High quality talent is considered one of Credit Suisse’s primary strengths, said wealth management consultant Jamie McLaughlin. “While smaller in number, they’ve always had some of the very best relationship management professionals,” McLaughlin said. “The question is have they learned any lessons from other broker-dealers in attracting and retaining senior talent? Or are they just another brokerage platform where brokers ‘rent a platform’? ”
“Aggressive” recruiting efforts
Credit Suisse is aggressively recruiting advisors from large wirehouses “who find it increasingly difficult to distinguish themselves in those firms,” DeChellis said. “We can offer them all the tools they need.”
But DeChellis also argued that because Credit Suisse only adds a relatively small number of advisors to its team, the bank is able to maintain its aura of exclusivity. “There’s a big difference between being one of 15,000 advisors and one of 430,” he said. “If you’re one of 430, the value of the franchise is more worthwhile, and you’re not tripping over each other.”
Credit Suisse private bankers are also expected to work with clients “on both sides of a balance sheet,” DeChellis said, and to be familiar with “softer” issues such as wealth transfer and family planning.
In addition, the bank is also working hard to differentiate itself by carving out a reputation as an industry “thought leader,” hosting wealth management conferences for clients in cities across the country; it sponsored a young investors program and is working with New York University to produce an innovative philanthropy educational event for ultra-high net worth clients (view here).
Trying to crack top tier
To crack the top tier of the US private bank market, Credit Suisse must also “leverage the mothership platform” of its Swiss parent, said Alois Pirker, research director for Boston-based Aite Group.
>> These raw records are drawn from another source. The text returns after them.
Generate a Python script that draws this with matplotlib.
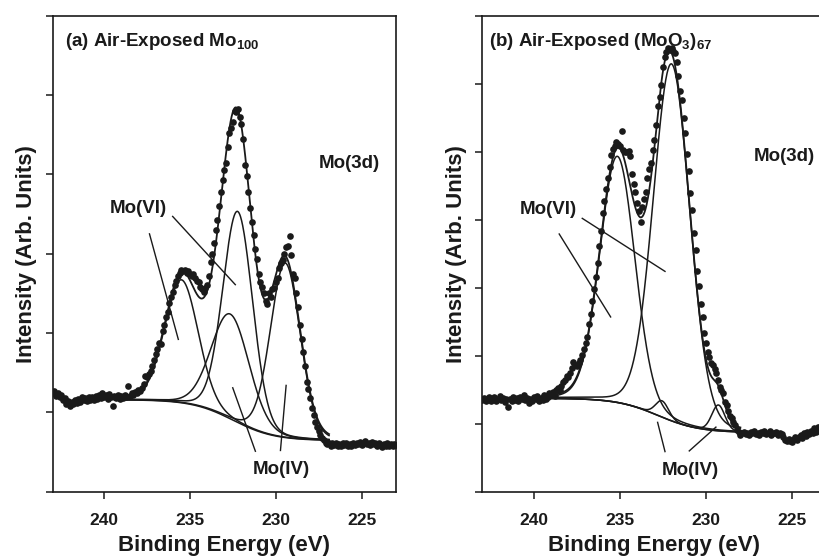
import numpy as np
import matplotlib
matplotlib.use("Agg")
import matplotlib.pyplot as plt

plt.rcParams["font.family"] = ["Liberation Sans", "DejaVu Sans"]
plt.rcParams["font.weight"] = "bold"
plt.rcParams["mathtext.fontset"] = "custom"
plt.rcParams["mathtext.rm"] = "Liberation Sans:bold"
plt.rcParams["mathtext.bf"] = "Liberation Sans:bold"

INK = "#1a1a1a"

# measured spectra, 243.0 eV down to 223.0 eV in 0.1 eV steps
be_start, be_step = 243.0, 0.1

counts_a = [
    1.24, 1.27, 1.21, 1.25, 1.19, 1.22, 1.15, 1.18, 1.11, 1.14,
    1.08, 1.13, 1.10, 1.16, 1.12, 1.17, 1.13, 1.19, 1.15, 1.18,
    1.14, 1.20, 1.16, 1.19, 1.15, 1.21, 1.17, 1.22, 1.18, 1.24,
    1.19, 1.22, 1.17, 1.23, 1.19, 1.08, 1.21, 1.18, 1.22, 1.17,
    1.21, 1.18, 1.22, 1.19, 1.33, 1.21, 1.24, 1.22, 1.26, 1.25,
    1.28, 1.27, 1.31, 1.36, 1.46, 1.44, 1.49, 1.52, 1.58, 1.66,
    1.74, 1.80, 1.87, 1.86, 2.03, 2.10, 2.20, 2.27, 2.38, 2.46,
    2.52, 2.60, 2.66, 2.72, 2.76, 2.79, 2.78, 2.80, 2.76, 2.78,
    2.74, 2.72, 2.74, 2.69, 2.66, 2.64, 2.58, 2.55, 2.52, 2.57,
    2.60, 2.72, 2.90, 3.00, 3.14, 3.30, 3.42, 3.60, 3.78, 3.93,
    4.06, 4.14, 4.35, 4.52, 4.58, 4.66, 4.80, 4.78, 4.82, 4.72,
    4.63, 4.45, 4.12, 3.98, 3.78, 3.58, 3.40, 3.24, 3.06, 2.93,
    2.74, 2.64, 2.58, 2.50, 2.40, 2.37, 2.50, 2.45, 2.55, 2.57,
    2.64, 2.70, 2.82, 2.88, 2.92, 3.00, 3.08, 3.10, 3.22, 2.98,
    2.74, 2.70, 2.50, 2.33, 2.10, 1.92, 1.76, 1.58, 1.38, 1.30,
    1.18, 1.06, 0.97, 0.88, 0.82, 0.76, 0.72, 0.68, 0.65, 0.62,
    0.60, 0.62, 0.58, 0.61, 0.59, 0.62, 0.57, 0.60, 0.58, 0.61,
    0.59, 0.62, 0.58, 0.60, 0.57, 0.61, 0.59, 0.62, 0.60, 0.63,
    0.59, 0.61, 0.64, 0.60, 0.62, 0.59, 0.63, 0.60, 0.62, 0.58,
    0.61, 0.59, 0.56, 0.60, 0.58, 0.61, 0.57, 0.60, 0.58, 0.60,
    0.59,
]

counts_b = [
    1.35, 1.38, 1.33, 1.37, 1.40, 1.34, 1.36, 1.39, 1.33, 1.37,
    1.41, 1.35, 1.38, 1.32, 1.36, 1.24, 1.37, 1.34, 1.39, 1.35,
    1.38, 1.33, 1.40, 1.36, 1.42, 1.35, 1.38, 1.31, 1.37, 1.34,
    1.39, 1.36, 1.41, 1.33, 1.38, 1.35, 1.42, 1.37, 1.40, 1.45,
    1.43, 1.47, 1.41, 1.49, 1.52, 1.50, 1.56, 1.62, 1.65, 1.70,
    1.68, 1.75, 1.82, 1.91, 1.86, 1.85, 1.89, 1.93, 2.01, 2.10,
    2.19, 2.27, 2.46, 2.62, 2.80, 2.98, 3.16, 3.36, 3.62, 3.84,
    4.10, 4.28, 4.45, 4.62, 4.78, 4.95, 5.04, 5.09, 5.14, 5.12,
    5.08, 5.30, 5.02, 5.00, 4.99, 5.01, 4.93, 4.67, 4.52, 4.41,
    4.24, 4.13, 3.97, 4.18, 4.31, 4.41, 4.62, 4.74, 4.83, 5.02,
    5.17, 5.40, 5.67, 5.80, 5.98, 6.24, 6.40, 6.47, 6.52, 6.50,
    6.53, 6.48, 6.45, 6.32, 6.11, 5.90, 5.76, 5.50, 5.28, 4.96,
    4.72, 4.40, 4.15, 3.80, 3.56, 3.24, 3.03, 2.76, 2.57, 2.33,
    2.18, 2.06, 1.98, 1.90, 1.86, 1.80, 1.75, 1.64, 1.54, 1.49,
    1.45, 1.32, 1.28, 1.18, 1.12, 1.08, 1.03, 0.98, 0.91, 0.88,
    0.83, 0.86, 0.88, 0.85, 0.87, 0.84, 0.88, 0.86, 0.89, 0.85,
    0.87, 0.84, 0.88, 0.86, 0.90, 0.85, 0.87, 0.89, 0.84, 0.87,
    0.86, 0.88, 0.83, 0.87, 0.85, 0.80, 0.76, 0.74, 0.78, 0.75,
    0.73, 0.77, 0.80, 0.76, 0.81, 0.84, 0.79, 0.86, 0.82, 0.88,
    0.85, 0.90, 0.87, 0.93, 0.88, 0.95, 0.91, 0.96, 0.92, 0.94,
    0.93,
]

# peak-fit results: Mo(VI) 3d3/2, Mo(VI) 3d5/2, Mo(IV) 3d3/2, Mo(IV) 3d5/2
peak_center_a = [235.5, 232.22, 232.65, 229.45]
peak_height_a = [1.55, 2.66, 1.32, 2.20]
peak_fwhm_a = [2.3, 2.05, 2.6, 2.05]
bg_a = [1.16, 0.645, 232.5, 1.2]      # high side, low side, step centre, step width
fit_range_a = [239.4, 226.9]

peak_center_b = [235.15, 232.0, 232.55, 229.28]
peak_height_b = [3.62, 5.25, 0.24, 0.38]
peak_fwhm_b = [2.4, 2.5, 0.9, 0.9]
bg_b = [1.375, 0.87, 232.8, 1.2]
fit_range_b = [239.5, 228.0]

lorentz_frac = 0.1


def background(x, p):
    return p[1] + (p[0] - p[1]) / (1 + np.exp(-(x - p[2]) / p[3]))


def peak(x, c, h, w):
    r = (x - c) / w
    g = np.exp(-4 * np.log(2) * r ** 2)
    lz = 1 / (1 + 4 * r ** 2)
    return h * ((1 - lorentz_frac) * g + lorentz_frac * lz)


def panel(ax, counts, centers, heights, fwhms, bg, rng, ymax):
    be = be_start - be_step * np.arange(len(counts))
    xf = np.linspace(rng[0], rng[1], 600)
    base = background(xf, bg)
    total = base.copy()
    for c, h, w in zip(centers, heights, fwhms):
        comp = peak(xf, c, h, w)
        total += comp
        ax.plot(xf, base + comp, color=INK, lw=1.1, zorder=2)
    ax.plot(xf, base, color=INK, lw=1.1, zorder=2)
    ax.plot(xf, total, color=INK, lw=1.3, zorder=2)
    ax.plot(be, counts, "o", color=INK, ms=4.8, mec="none", zorder=3)

    ax.set_xlim(243, 223)
    ax.set_ylim(0, ymax)
    ax.set_xticks([240, 235, 230, 225])
    ax.set_yticks(range(0, ymax + 1))
    ax.set_yticklabels([])
    ax.tick_params(axis="both", direction="out", length=5, width=1.1, color=INK,
                   top=False, right=False)
    ax.tick_params(axis="x", labelsize=12.5, pad=10, labelcolor=INK)
    for s in ax.spines.values():
        s.set_linewidth(1.2)
        s.set_color(INK)
    ax.set_xlabel("Binding Energy (eV)", fontsize=16, fontweight="bold",
                  color=INK, labelpad=5.5)
    ax.set_ylabel("Intensity (Arb. Units)", fontsize=16, fontweight="bold",
                  color=INK, labelpad=2.5)


fig = plt.figure(figsize=(8.19, 5.57), dpi=100)
ax1 = fig.add_axes([0.0643, 0.1172, 0.4192, 0.8546])
ax2 = fig.add_axes([0.5889, 0.1172, 0.4201, 0.8546])

panel(ax1, counts_a, peak_center_a, peak_height_a, peak_fwhm_a, bg_a, fit_range_a, 6)
panel(ax2, counts_b, peak_center_b, peak_height_b, peak_fwhm_b, bg_b, fit_range_b, 7)

tk = dict(fontsize=13.5, fontweight="bold", color=INK)

ax1.text(242.3, 5.62, r"(a) Air-Exposed Mo$_{\mathbf{100}}$", ha="left", va="baseline", **tk)
ax1.text(227.49, 4.14, "Mo(3d)", ha="left", va="center", **tk)
ax1.text(239.65, 3.57, "Mo(VI)", ha="left", va="center", **tk)
ax1.text(231.35, 0.28, "Mo(IV)", ha="left", va="center", **tk)
for (x0, y0), (x1, y1) in [((237.36, 3.25), (235.68, 1.92)),
                           ((236.01, 3.47), (232.36, 2.61)),
                           ((232.51, 1.31), (231.19, 0.51)),
                           ((229.40, 1.34), (229.73, 0.52))]:
    ax1.plot([x0, x1], [y0, y1], color=INK, lw=1.0)

ax2.text(242.62, 6.55, r"(b) Air-Exposed (MoO$_{\mathbf{3}}$)$_{\mathbf{67}}$", ha="left",
         va="baseline", **tk)
ax2.text(227.25, 4.93, "Mo(3d)", ha="left", va="center", **tk)
ax2.text(240.81, 4.15, "Mo(VI)", ha="left", va="center", **tk)
ax2.text(232.58, 0.31, "Mo(IV)", ha="left", va="center", **tk)
for (x0, y0), (x1, y1) in [((238.53, 3.79), (235.54, 2.57)),
                           ((237.19, 4.02), (232.38, 3.24)),
                           ((232.81, 1.02), (232.38, 0.59)),
                           ((229.42, 0.95), (230.97, 0.60))]:
    ax2.plot([x0, x1], [y0, y1], color=INK, lw=1.0)

fig.savefig("out.png", dpi=100)
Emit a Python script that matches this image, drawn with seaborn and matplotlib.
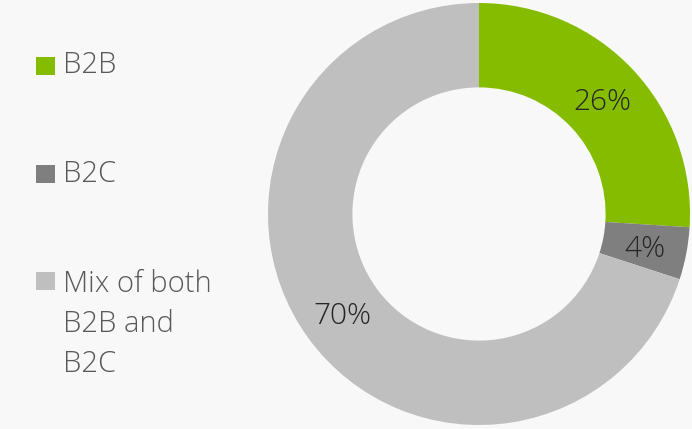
import matplotlib
matplotlib.use("Agg")
import matplotlib.pyplot as plt
from matplotlib.patches import Rectangle
import seaborn as sns

# Share of companies by business model
categories = ["B2B", "B2C", "Mix of both\nB2B and\nB2C"]
shares = [26, 4, 70]
palette = ["#86bc00", "#7f7f7f", "#bfbfbf"]

sns.set_theme(style="white")
plt.rcParams["font.family"] = ["Open Sans", "DejaVu Sans"]

W, H = 692, 429
fig = plt.figure(figsize=(W / 100, H / 100), dpi=100)
fig.patch.set_facecolor("#f8f8f8")

# Donut placed by pixel geometry: centre (479, 214), outer radius 211
cx, cy, r = 479, 214, 211
ax = fig.add_axes([(cx - r) / W, (H - cy - r) / H, 2 * r / W, 2 * r / H])
ax.set_facecolor("none")
wedges, _, autotexts = ax.pie(
    shares,
    colors=palette,
    startangle=90,
    counterclock=False,
    radius=1.0,
    pctdistance=0.8,
    autopct=lambda p: f"{p:.0f}%",
    wedgeprops=dict(width=0.4, linewidth=0),
    textprops=dict(fontsize=21.5, color="#262626", fontweight="light"),
)
for t in autotexts:
    t.set_verticalalignment("center_baseline")
ax.set_xlim(-1, 1)
ax.set_ylim(-1, 1)
ax.set_aspect("equal")
ax.axis("off")

# Legend on the left
swatch_y = [66, 174, 281]
text_y = [65, 174, 270]
for label, color, ys, yt in zip(categories, palette, swatch_y, text_y):
    fig.patches.append(Rectangle((36 / W, (H - ys - 9) / H), 19 / W, 18 / H,
                                 transform=fig.transFigure, facecolor=color,
                                 edgecolor="none"))
    fig.text(63 / W, (H - yt) / H, label, fontsize=21, color="#595959",
             fontweight="light", va="top" if "\n" in label else "center",
             ha="left", linespacing=1.45)

fig.savefig("out.png", dpi=100, facecolor=fig.get_facecolor())
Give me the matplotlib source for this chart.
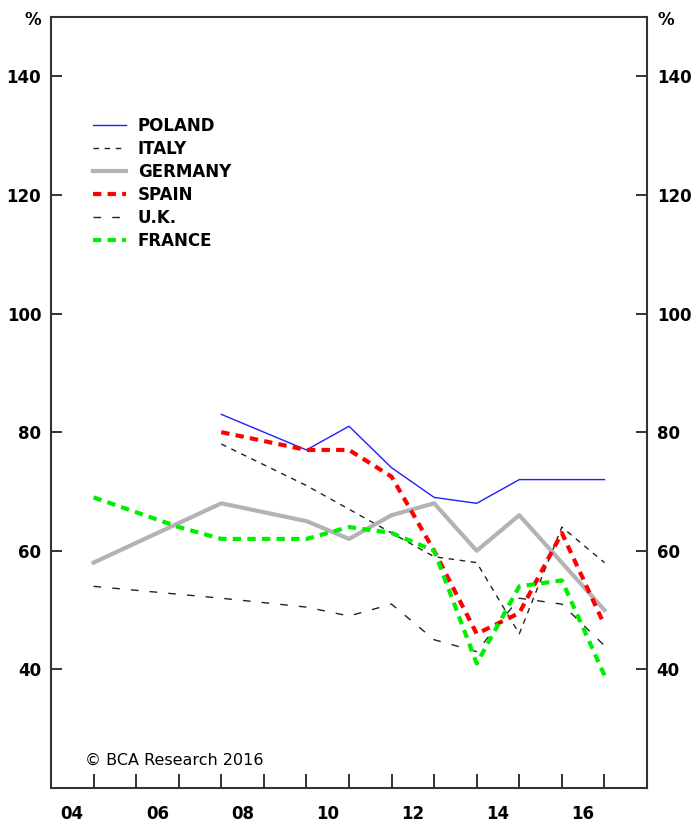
import numpy as np
import matplotlib
matplotlib.use("Agg")
import matplotlib.pyplot as plt

plt.rcParams['font.family'] = ['DejaVu Sans']

# annual values, %
poland_years = [2007, 2009, 2010, 2011, 2012, 2013, 2014, 2015, 2016]
poland = [83, 77, 81, 74, 69, 68, 72, 72, 72]

italy_years = [2007, 2009, 2010, 2011, 2012, 2013, 2014, 2015, 2016]
italy = [78, 71, 67, 63, 59, 58, 46, 64, 58]

germany_years = [2004, 2007, 2009, 2010, 2011, 2012, 2013, 2014, 2015, 2016]
germany = [58, 68, 65, 62, 66, 68, 60, 66, 58, 50]

spain_years = [2007, 2009, 2010, 2011, 2012, 2013, 2014, 2015, 2016]
spain = [80, 77, 77, 72.5, 60, 46, 49.5, 63, 47.5]

uk_years = [2004, 2007, 2009, 2010, 2011, 2012, 2013, 2014, 2015, 2016]
uk = [54, 52, 50.5, 49, 51, 45, 43, 52, 51, 44]

france_years = [2004, 2005, 2006, 2007, 2008, 2009, 2010, 2011, 2012, 2013, 2014, 2015, 2016]
france = [69, 66.5, 64, 62, 62, 62, 64, 63, 60, 41, 54, 55, 39]

yticks = [40, 60, 80, 100, 120, 140]
xlabels = ['04', '06', '08', '10', '12', '14', '16']


def end_of_year(years):
    # annual observations are plotted at the end of each year
    return np.array(years) + 1


fig = plt.figure(figsize=(6.92, 8.23), dpi=100)
ax = fig.add_axes([51 / 692, 1 - 788 / 823, 596 / 692, 771 / 823])

ax.plot(end_of_year(poland_years), poland, color='#1f1fff', lw=1.0, label='POLAND')
ax.plot(end_of_year(italy_years), italy, color='#222222', lw=1.0,
        dashes=(4, 4), label='ITALY')
ax.plot(end_of_year(germany_years), germany, color='#b3b3b3', lw=3.0,
        label='GERMANY')
ax.plot(end_of_year(spain_years), spain, color='#ff0000', lw=3.0,
        dashes=(2, 1.5), label='SPAIN')
ax.plot(end_of_year(uk_years), uk, color='#222222', lw=1.0,
        dashes=(5.5, 8), label='U.K.')
ax.plot(end_of_year(france_years), france, color='#00ee00', lw=3.0,
        dashes=(2, 1.5), label='FRANCE')

ax.set_xlim(2004, 2018)
ax.set_ylim(20, 150)

ax.set_xticks(np.arange(2005, 2018))
ax.set_xticklabels([])
ax.set_xticks(np.arange(2004.5, 2017, 2), minor=True)
ax.set_xticklabels(xlabels, minor=True, fontweight='bold', fontsize=12)
ax.tick_params(axis='x', which='major', direction='in', length=10, width=1.3,
               color='#222222')
ax.tick_params(axis='x', which='minor', length=0, pad=12)

ax.set_yticks(yticks)
ax.set_yticklabels([str(v) for v in yticks], fontweight='bold', fontsize=12)
ax.tick_params(axis='y', which='major', direction='in', length=8, width=1.3,
               color='#222222', left=True, right=True,
               labelleft=True, labelright=True, pad=7)

for s in ax.spines.values():
    s.set_linewidth(1.5)
    s.set_color('#333333')

ax.text(-0.016, 0.996, '%', transform=ax.transAxes, ha='right', va='center',
        fontsize=12, fontweight='bold')
ax.text(1.017, 0.996, '%', transform=ax.transAxes, ha='left', va='center',
        fontsize=12, fontweight='bold')

ax.text(0.057, 0.036, '\u00a9 BCA Research 2016', transform=ax.transAxes,
        ha='left', va='center', fontsize=11.5)

leg = ax.legend(loc='upper left', bbox_to_anchor=(0.045, 0.89), frameon=False,
                handlelength=2.0, handletextpad=0.7, labelspacing=0.3,
                prop={'weight': 'bold', 'size': 12})

fig.savefig('out.png', dpi=100)
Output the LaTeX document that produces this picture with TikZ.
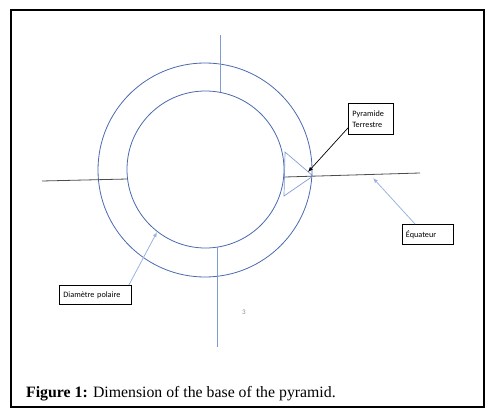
\documentclass[tikz,border=0pt]{standalone}
\usepackage{fontspec}
\setmainfont{Liberation Serif}
\newfontfamily\lblfont{Carlito}
\usepackage{xcolor}
\usetikzlibrary{arrows.meta}
\definecolor{ringblue}{HTML}{4A69AE}
\definecolor{lineblue}{HTML}{7F9BD6}
\definecolor{arrowblue}{HTML}{9AB3DE}

\begin{document}
\begin{tikzpicture}[x=1pt,y=-1pt,>=Latex,
  lbl/.style={draw,line width=0.9pt,anchor=north west,align=left,inner sep=0pt,
    font=\lblfont\fontsize{8.2}{11}\selectfont}]
\useasboundingbox (0,0) rectangle (501,420);
\draw[line width=1.3pt] (11,10) rectangle (484,407);
% the two rings
\node[draw=ringblue,line width=0.8pt,circle,inner sep=0pt,minimum size=214pt] (outer) at (205,170) {};
\node[draw=ringblue,line width=0.8pt,circle,inner sep=0pt,minimum size=157pt] (inner) at (205.5,169.5) {};
\coordinate (n1) at (220,35); \coordinate (n2) at (220,92.4);
\coordinate (s1) at (217,247); \coordinate (s2) at (217,347);
\coordinate (w1) at (42,181); \coordinate (w2) at (127.6,179);
\coordinate (e1) at (285,177); \coordinate (e2) at (420,173);
\coordinate (t1) at (285,152); \coordinate (t2) at (313,176); \coordinate (t3) at (284,196);
\draw[lineblue,line width=0.8pt] (n1)--(n2);
\draw[lineblue,line width=0.8pt] (s1)--(s2);
\draw[black!70,line width=0.8pt] (w1)--(w2);
\draw[black!70,line width=0.8pt] (e1)--(e2);
\draw[lineblue,line width=0.7pt] (t1)--(t2)--(t3)--cycle;
% labels
\node[lbl,minimum width=45pt,minimum height=31pt,text width=37pt,inner xsep=4pt,inner ysep=3pt] (pyr) at (348,103) {Pyramide\\Terrestre};
\node[lbl,minimum width=51pt,minimum height=20pt,text width=44pt,inner xsep=3.5pt] (equ) at (402,224) {Équateur};
\node[lbl,minimum width=71pt,minimum height=19pt,text width=64pt,inner xsep=4pt] (dia) at (59,285) {Diamètre polaire};
\coordinate (pyrtip) at (308,172);
\coordinate (equtip) at (373,178);
\coordinate (diatip) at (157,232);
\draw[-{Latex[length=5pt,width=4pt]},line width=0.7pt] ([yshift=7pt]pyr.south west)--(pyrtip);
\draw[-{Latex[length=5pt,width=4pt]},arrowblue,line width=0.8pt] ([xshift=13pt]equ.north west)--(equtip);
\draw[-{Latex[length=5pt,width=4pt]},arrowblue,line width=0.8pt] ([xshift=-3pt]dia.north east)--(diatip);
\node[text=black!45,font=\lblfont\fontsize{7}{8}\selectfont] (pg) at (244,312) {3};
\node[anchor=west,inner sep=0pt,font=\fontsize{15.8}{18}\selectfont] (cap) at (26,394) {\textbf{Figure 1:} Dimension of the base of the pyramid.};
\end{tikzpicture}
\end{document}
“Right now, Credit Suisse has more of a brokerage model and is not quite in the top tier, with true private banks like JP Morgan Chase, Citi, Bessemer and Northern Trust,” Pirker said. “But Credit Suisse is well-positioned. It has a great brand name and access to the best thinking, lending capabilities and huge operations of a leading international bank.”
The profitable European private banking model combining lending and investment management has had difficulty gaining traction in the US, according to McLaughlin. Credit Suisse, he said, is a test case for whether a “credit-led banking approach can still work in the US when most US banks, with the exception of JP Morgan, have struggled to develop any scale in their wealth management line of business.”
The integration of Credit Suisse private banking with the bank’s lending and investment banking arms is, in fact, “a strong suit,” characterized by close coordination across business lines, DeChellis said.
Lending limits?
“We can assemble a team of experts for clients for any aspect of the bank that is both efficient and effective,” he said. The bank’s lending capabilities were a “significant portion” of the private banking business, DeChellis said. But he also made a point to note that Credit Suisse was “a conservative bank,” which did not position itself as “the most aggressive lender.”
According to a report in the Wall Street Journal last month, Credit Suisse is considering restructuring its asset management unit and combining it with private banking to save costs. Asked to comment on the report, DeChellis said the bank’s asset management unit is “currently under review.”
As for competition, DeChellis said although the bank has no stated minimum for a client’s investable assets, at least half of its current clients had at least $30 million in investable assets, and the bank was targeting prospects with at least $10 million in investable assets and net worth over $25 million.
Despite the fiercely fought battle for those clients, DeChellis said high-quality, full service advice would win the day, not competing on price. Increased downward pressure on fees “hasn’t been a big issue” for Credit Suisse Private Bank Americas, he asserted. “We are very competitive, but price becomes a bigger issue in the absence of value. Our strategy is to provide high value add in our client relationships.”